Mensonge, considère Noriko Matsumoto, qui ne veut pas entendre parler de retour. « Je me bats pour le droit à une évacuation durable dans un lieu sain, et à une vie de famille normale ! ». Elle vient de lancer un réseau pour relier les réfugiés de Fukushima, ventilés dans tous le pays, et les inciter à soutenir ces demandes. « Car beaucoup se terrent, divisés et peu portés sur la revendication, souvent enclins à accepter les thèses du gouvernement qui investit pour la relance économique de la région de Fukushima », explique Toshiko Okada.

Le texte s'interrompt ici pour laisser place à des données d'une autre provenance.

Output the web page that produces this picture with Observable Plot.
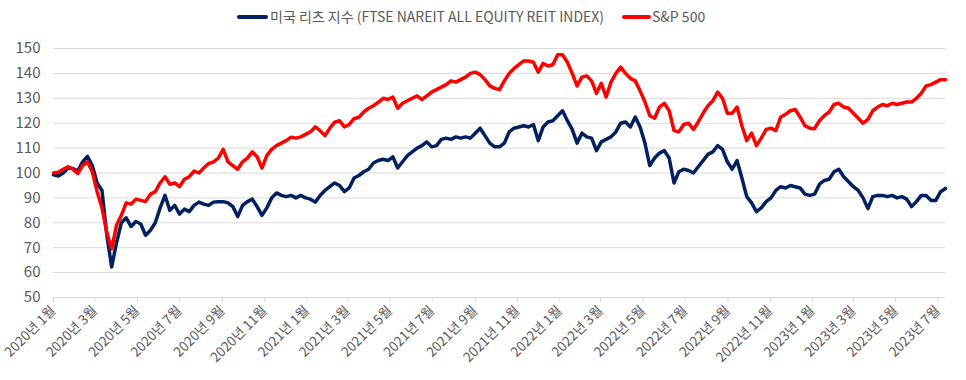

Son réseau citoyen n’a donc pas la part belle. En dépit de campagnes d’interpellation et de la vingtaine de procès en cours contre le gouvernement et Tepco, l’opérateur de la centrale détruites, l’opinion publique japonaise est peu réactive. « C’est la raison pour laquelle nous cherchons à renforcer notre audience en mobilisant des mouvements étrangers », explique Toshio Yanagihara. L’avocat fait actuellement tourner une pétition réclamant principalement que la limite de 1 mSv soit retenue comme seuil absolu d’irradiation tolérable. « Il a bien été reconnu dans le cas Tchernobyl, alors… » Au sein du FSM de Montréal circulait le projet de lancer une campagne internationale sur le sujet. « Mars 2017, c’est demain ! », appuie Annie Pourre, l’une des animatrices du réseau No Vox qui s’y dispose.

(1) Les 30 % restant, dans les zones les plus contaminés, seront à la même enseigne en 2019, date à laquelle le gouvernement affirme que la décontamination des zones habitées sera terminée.